Just before the Second World War, Laver was concerned in the removing and packing away of the Victoria and Albert Museum's treasures; part of one wall had to be pulled down to get out the Raphael Cartoons. Three days after the outbreak of war he was installed in the Treasury where his reputation was that of an unorthodox official. He was then invited by Sir Robert Kindersley to become a national lecturer on the National Savings Committee. He talked to Irish labourers on muddy airfields, to miners in the pithead baths, to men puddling steel and girls filling detonators. In the course of his valuable war work he became slightly alarmed at the power he was experiencing as a demagogue. 'The trouble about all public speaking', he later wrote, 'is that one begins to evoke emotions one no longer feels - and that might almost be the definition of a prostitute.'
Laver's mind remained one of darting intelligence. It was absolutely typical of him to decide that on his long train journeys up and down the country he would 'read all the books in the London Library under the rubric 'Occultism' '. He became an expert in this field and wrote a book on the 16th century prophet Nostradamus.

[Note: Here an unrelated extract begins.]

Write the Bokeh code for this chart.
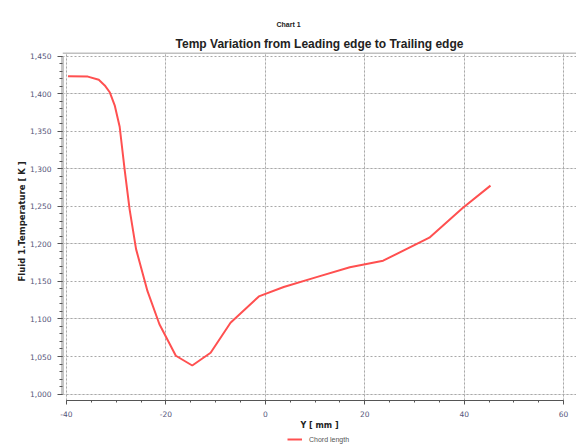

In his 1963 autobiography, 'Museum Piece' (of which 'The Times Literary Supplement' unkindly remarked that it reminded one of the man who came to tea and stayed for a month) Laver interrupted his cosy recollections to wonder whether, with all his varied and sprightly achievements, he was not after all a failure. 'Instead of proceeding in however pedestrian a fashion, along the highways of literature, I had been diverted into the bypaths of expertise'. He was a natural dilettante. But he was no fribble. His works on fashion will stand as minor classics; and he must also be credited with the valuable service of cross-pollination between subjects which is the dilettante's special office and virtue.
In 1928 Laver married the actress Veronica Turleigh (Bridge Veronica Turley); a son and a daughter were born of the marriage. His wife died in 1971.